There comes a time in every mothers life were she almost (am I kidding myself) is not the most important person in the life of her son. The moment he falls in love for the first time. Age 12 Tybalt is over his head and ears in love.
It brings back memories to the time I was 16 and I fell in love for the first time. Memories of that time is emerging thanks to Tybalt and I realize now how often my mom had to answer my question “mom do you think he loves me”. There was only one thing I could do, I went and apologized to her for the months of infatuation that I kept asking these questions.
Ah sweet memories…………I remember this time so well and it makes me love seeing my son being so in love. It’s so endearing. There is only one BIG problem, she doesn’t exist. His big love is Rapunzel from the Disney movie. Answering his question “mom do you think she will marry me” is a bit difficult to answer. If I say no he says I’m lying. If I say yes I’m not being truthful. What makes it even more difficult is that we will be going to Disney World Paris in a few weeks and who will we meet there? 3 guesses.We even found a picture that she realy does exist (see picture).
How is it possible that Tybalt can fall in love with a comic Disney movie figure? Well is it so much more different from us falling in love with an actor on the screen? Not really. The chances of a relationship in both cases is slim if not none existent. If I ask him why he loves her, he says “she has such beautiful blond hair and green eyes and she is so sweet”. Can’t argue that. That it is a real feeling is also not a question there are enough situations which proof that. For example the other day I had to wash his hair which he hates. When he didn’t want to wash his hair I said “I think Rapunzel doesn’t like a boy with dirty hair “(not really a son-risesy way of putting it I’m sorry to say but had been trying to get him to make his hair wet for 15 minutes already). Tybalt spontaneously blushed and he quickly washed his hair. The first words in the morning are Rapunzel followed by a fraise…. And the last before I tuck him in is “Mom do you think Rapunzel will love me?” Where do I remember that fraise from ?
The other day he said he wanted to pick her up from the airport. “What will you do when you meet her I asked”. As if I asked the most stupid of questions he looked at me and said “kiss her” . Luckily when he says he is going to take Rapunzel back home he also says she can sleep in the guestroom so I can breathe a bit more safely .

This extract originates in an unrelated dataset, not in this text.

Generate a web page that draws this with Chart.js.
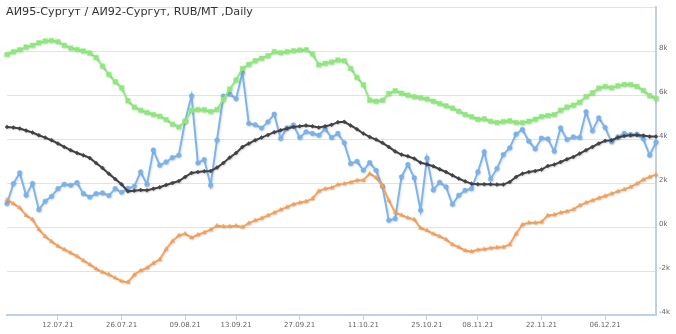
<!DOCTYPE html>
<html>
<head>
<meta charset="utf-8">
<script src="https://cdn.jsdelivr.net/npm/chart.js@4.4.1/dist/chart.umd.min.js"></script>
<style>
  html, body { margin: 0; padding: 0; background: #fff; }
  #wrap { position: relative; width: 676px; height: 334px; }
  #title {
    position: absolute; left: 6px; top: 5px;
    font: 11.2px "DejaVu Sans", sans-serif; color: #333; white-space: nowrap;
  }
</style>
</head>
<body>
<div id="wrap">
  <canvas id="chart" width="676" height="334"></canvas>
  <div id="title">АИ95-Сургут / АИ92-Сургут, RUB/MT ,Daily</div>
</div>
<script>
// === Data ===
const dates = [
  '30.06.21','01.07.21','02.07.21','05.07.21','06.07.21','07.07.21','08.07.21','09.07.21',
  '12.07.21','13.07.21','14.07.21','15.07.21','16.07.21','19.07.21','20.07.21','21.07.21','22.07.21','23.07.21',
  '26.07.21','27.07.21','28.07.21','29.07.21','30.07.21','02.08.21','03.08.21','04.08.21','05.08.21','06.08.21',
  '09.08.21','10.08.21','11.08.21','12.08.21','13.08.21','16.08.21','17.08.21','18.08.21',
  '13.09.21','14.09.21','15.09.21','16.09.21','17.09.21','20.09.21','21.09.21','22.09.21','23.09.21','24.09.21',
  '27.09.21','28.09.21','29.09.21','30.09.21','01.10.21','04.10.21','05.10.21','06.10.21','07.10.21','08.10.21',
  '11.10.21','12.10.21','13.10.21','14.10.21','15.10.21','18.10.21','19.10.21','20.10.21','21.10.21','22.10.21',
  '25.10.21','26.10.21','27.10.21','28.10.21','29.10.21','01.11.21','02.11.21','03.11.21',
  '08.11.21','09.11.21','10.11.21','11.11.21','12.11.21','15.11.21','16.11.21','17.11.21','18.11.21','19.11.21',
  '22.11.21','23.11.21','24.11.21','25.11.21','26.11.21','29.11.21','30.11.21','01.12.21','02.12.21','03.12.21',
  '06.12.21','07.12.21','08.12.21','09.12.21','10.12.21','13.12.21','14.12.21','15.12.21','16.12.21'
];

const shownDates = ['12.07.21','26.07.21','09.08.21','13.09.21','27.09.21','11.10.21','25.10.21','08.11.21','22.11.21','06.12.21'];

// spread (blue)
const spread = [
  1065,1975,2460,1445,1975,790,1170,1395,1745,1945,1900,2020,1520,1365,1520,1550,1430,1745,1580,1760,1850,
  2505,1945,3495,2810,2960,3160,3265,4830,5965,2915,3070,1900,3950,5955,6045,5835,7020,4710,4650,4500,
  4785,5135,4025,4510,4635,4070,4330,4255,4175,4465,4070,4255,3830,2885,2990,2580,2930,2580,1855,305,380,
  2280,2840,2235,760,3130,1685,2035,1825,1035,1445,1670,1745,2505,3420,2185,2660,3295,3600,4225,4435,
  3905,3555,4040,4010,3450,4510,3980,4100,4070,5240,4375,4965,4525,3875,4100,4255,4210,4225,4010,3265,3860
];

// average (black)
const average = [
  4555,4525,4480,4390,4300,4175,4070,3950,3800,3645,3495,3370,3265,3145,2915,2690,2430,2185,1945,1625,1655,
  1685,1670,1745,1810,1915,2005,2095,2280,2460,2505,2535,2550,2705,2915,3160,3370,3645,3800,3950,4070,
  4190,4315,4405,4480,4555,4585,4620,4585,4525,4585,4650,4770,4785,4620,4450,4255,4100,3980,3830,3645,3440,
  3295,3220,3115,2930,2855,2765,2630,2505,2355,2205,2080,1975,1945,1945,1945,1930,1930,2050,2280,2430,
  2505,2550,2615,2780,2840,2960,3085,3190,3340,3495,3645,3800,3920,3950,4070,4145,4175,4190,4160,4115,4115
];

// upper band (green)
const upper = [
  7850,7975,8065,8185,8265,8385,8460,8490,8430,8265,8140,8080,8005,7915,7715,7320,6940,6610,6335,5740,5455,
  5315,5210,5120,5045,4890,4680,4555,4815,5315,5345,5330,5255,5345,5805,6275,6685,7215,7400,7565,7680,
  7790,7975,7930,7975,8020,8050,8065,7870,7380,7445,7505,7595,7565,7215,6805,6470,5770,5725,5770,6075,6200,
  6090,6000,5925,5880,5820,5725,5620,5515,5410,5270,5120,5015,4905,4920,4815,4755,4800,4830,4755,4740,
  4815,4905,5030,5075,5120,5315,5455,5545,5680,5940,6105,6320,6395,6335,6425,6485,6485,6395,6215,5970,5850
];

// lower band (orange)
const lower = [
  1245,1065,880,530,350,-105,-425,-655,-865,-1020,-1170,-1320,-1520,-1700,-1900,-2050,-2155,-2310,-2460,-2505,-2170,
  -1975,-1855,-1640,-1475,-1005,-640,-380,-305,-485,-350,-245,-120,60,30,30,60,0,180,305,400,
  530,655,790,910,1035,1110,1170,1290,1640,1745,1790,1930,1975,2035,2125,2125,2430,2250,1870,1215,660,
  545,425,350,-45,-150,-305,-425,-560,-790,-910,-1065,-1110,-1035,-1005,-955,-925,-910,-790,-305,115,
  195,195,230,530,560,655,715,805,985,1110,1215,1320,1415,1520,1625,1715,1825,1975,2155,2280,2385
];

const yTicks = [-4000, -2000, 0, 2000, 4000, 6000, 8000, 10000];

// light shadow under the lines
const lineShadow = {
  id: 'lineShadow',
  beforeDatasetDraw(chart) {
    const c = chart.ctx;
    c.save();
    c.shadowColor = 'rgba(0,0,0,0.12)';
    c.shadowOffsetX = 1;
    c.shadowOffsetY = 1;
    c.shadowBlur = 2;
  },
  afterDatasetDraw(chart) {
    chart.ctx.restore();
  }
};

function series(data, color, style, radius, order) {
  return {
    data,
    borderColor: color,
    backgroundColor: color,
    borderWidth: 2,
    pointStyle: style,
    pointRadius: radius,
    pointBackgroundColor: color,
    pointBorderColor: color,
    pointBorderWidth: 0.5,
    tension: 0,
    fill: false,
    order
  };
}

Chart.defaults.font.family = '"DejaVu Sans", sans-serif';

new Chart(document.getElementById('chart'), {
  type: 'line',
  data: {
    labels: dates,
    datasets: [
      series(spread, '#7cb5ec', 'circle', 2.4, 3),
      series(average, '#434348', 'rectRot', 2, 2),
      series(upper, '#90ed7d', 'rect', 3.2, 1),
      series(lower, '#f7a35c', 'triangle', 2.4, 0)
    ]
  },
  options: {
    responsive: false,
    animation: false,
    layout: { padding: { top: 7, left: 7, right: 0, bottom: 0 } },
    plugins: { legend: { display: false }, tooltip: { enabled: false }, title: { display: false } },
    scales: {
      x: {
        type: 'category',
        offset: false,
        afterFit(scale) { scale.height = 19; },
        border: { color: '#c0d0e0', width: 2 },
        grid: {
          drawOnChartArea: false,
          drawTicks: true,
          tickLength: 5,
          tickColor: ctx => shownDates.includes(dates[ctx.index]) ? '#c0d0e0' : 'rgba(0,0,0,0)'
        },
        ticks: {
          autoSkip: false,
          maxRotation: 0,
          minRotation: 0,
          padding: 1,
          color: '#666',
          font: { size: 7 },
          callback: (v, i) => shownDates.includes(dates[i]) ? dates[i] : ''
        }
      },
      y: {
        position: 'right',
        min: yTicks[0],
        max: yTicks[yTicks.length - 1],
        afterFit(scale) { scale.width = 20; },
        afterBuildTicks(scale) { scale.ticks = yTicks.map(v => ({ value: v })); },
        border: { color: '#c0d0e0', width: 2 },
        grid: { color: '#e2e2e2', lineWidth: 1, drawTicks: false },
        ticks: {
          padding: 3,
          labelOffset: -3,
          color: '#666',
          font: { size: 7 },
          callback: v => v === 10000 ? '' : (v / 1000) + 'k'
        }
      }
    }
  },
  plugins: [lineShadow]
});
</script>
</body>
</html>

After two weeks of this he is starting to ask himself more questions. The other day he said “ I do so hope she exists”. We had told him that the figures at Disney World Paris are people in dolls playing mickey mouse etc. . He didn’t want to believe this but maybe it is making him think and wonder.
It is so sweet to see him being busy with his big love. Respecting his feeling we talk seriously about it and try to help him. For example the other day he said he was going to take her out. “Did you ask if she wanted to come with you” I asked? “No” he said. “Well maybe we can practice, how would you ask her” I said? “That is so difficult” was his answer. “I know it’s difficult that’s why we practice”. “Come with me” he said. “That’s really good Tybalt if you said will you come with me a girl likes it even better but yours was also really good” I told him. So we practice more social skills thanks to his being in love. We tell him what kind of things girls like to do or get as a present. The boys in the team tell him how they encouraged their girlfriends so they started to love them but also how sometimes it didn’t work for them. The girls tell him what they like about their boyfriends. We told him that she probably doesn’t realize he loves her so he quickly learned the English fraise “I love you”. He also decided he wanted to sing a song for her so he is practicing singing a song for her.
My sweet boy is growing up quickly.I wonder what will happen if we meet Rapunzel in Disney World Paris. Will he do all the thing he plans or will he become shy and say nothing. What ever happens it will be the perfect learning for him and we will be there for him if he needs our support.
In May I am coming to the Option Institute to take the Fearless course. I might just take a look at my fear of helping my child into puperty and how to help myself come to terms with not being number one any more. Luckily he still puts his arms around me daily saying “mom I love you so much” and then I can truly say “Tybalt I will always love you!”
This is so beautiful. Thank you for sharing.
You are such an inspiration for my Son-Rise journey with my 3 year old son, Hunter. I love this share… thank you.
This loving approach reminds me of the movie, "Lars and the Real Girl", in which a young man practices and learns how to love through a life size woman doll, with (eventually) the support of his family and his community. Much the same way Gaby has described with her son, Tybalt. Trust, listening, acceptance and support. Wonderful gifts.